The Brady Campaign to Prevent Gun Violence is dedicated to . . .wait for it . . . preventing gun violence. To that end, the gun control group beats the drum for “common sense” gun regulations: rules [supposedly] designed to prevent criminal access to firearms. Like most of the regulations the Brady Campaign champions, it seems like a reasonable stance. Who wants criminals to have guns? Like most of the regulations that the Brady Campaign champions, things are not exactly what they seem . . .
The Brady Campaign doesn’t only want to stop criminals from tooling-up. They also want to limit law-abiding civilians’ access to firearms—to the point of a de facto ban. Many of you already know that. But it’s important to make this clear, as the organization doesn’t. Except when it does. To wit:
The Brady Campaign blog proclaims “Too Many Accidents with Guns.” The post links to four negligent discharges: two Montana teenagers who died in hunting-related incidents, an eight-year-old Phoenix boy who shot a four-year-old, and a New Mexican man who shot his son and mother. Tragic lapses to be sure, but what do any of them have to do with gun violence?
Of course, you can widen the definition of gun violence to include negligent discharges. Any time a bullet enters a human body, it’s a violent act. But it’s not an “act of violence”—not as most people commonly define the term. I repeat: the tragedies above were not intentional acts of violence. The shooters were not criminals. And it’s not The Brady Campaign to Prevent Gun Death.
I’m not splitting hairs. By highlighting these stories, the Brady Campaign affirms its stated desire to reduce negligent discharges by banning certain types of guns (see: Massachusetts and California’s approved firearms list), toughening-up background checks (perhaps including psychological exams) and enacting safe storage laws (stored guns must be rendered inoperable).
More generally, the Brady Campaign wants to create or extend gun control regulations that would restrict guns to “competent” owners. They see any and all safety-oriented laws as reasonable requirements that would engender responsible firearms ownership and limit criminal use.
Gun rights groups see them as an unnecessary infringement of the Second Amendment, leading to an outright ban. They point out that none of these safety measures target criminal use of firearms.
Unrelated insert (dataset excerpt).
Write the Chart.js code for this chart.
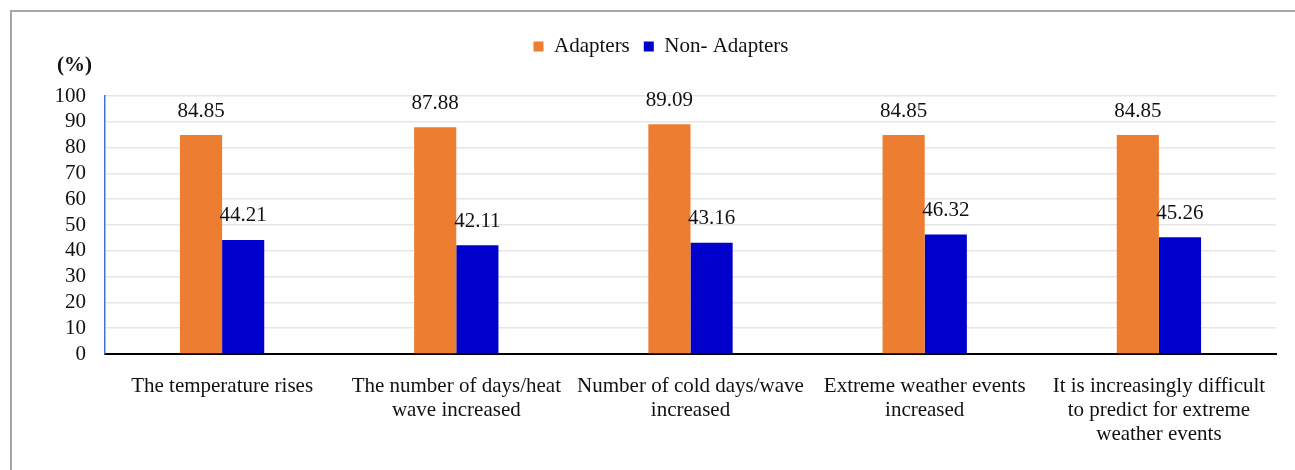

They consider the Brady Campaign’s campaign for “common sense” regs as nothing more than a back door ploy to limit the number of gun owners. [see: Chicago’s post-McDonald decision package of gun laws.]
Yes, there’s overlap between attempting to limit negligent discharges and reducing gun crime. In theory, safe storage laws could help reduce the number of stolen guns entering the black market. The more important overlap: gun rights groups and gun control advocates’ common desire to reduce criminal access to guns and gun crime in general.
There’s only one thing standing in the way of the Brady Campaign joining hands with OMG the NRA and entering the political mainstream: the Campaign’s thinly disguised desire to disarm law-abiding Americans. They may deny it, but their words and deeds betray them.
I have a challenge to the President of the Brady Campaign to Prevent Gun Violence [Paul Helmke, as above]. If you and your organization aren’t against gun ownership per se, buy a gun. In fact, carry a gun. You’d lose support amongst the die-hard gun grabbers. But the support you’d gain amongst middle America would empower your group, attract new followers and return the organization to its roots.
Until then, those of us who value our Second Amendment rights will continue regard the Brady Campaign to Prevent Gun Violence as the opposition, even though we share its stated goal.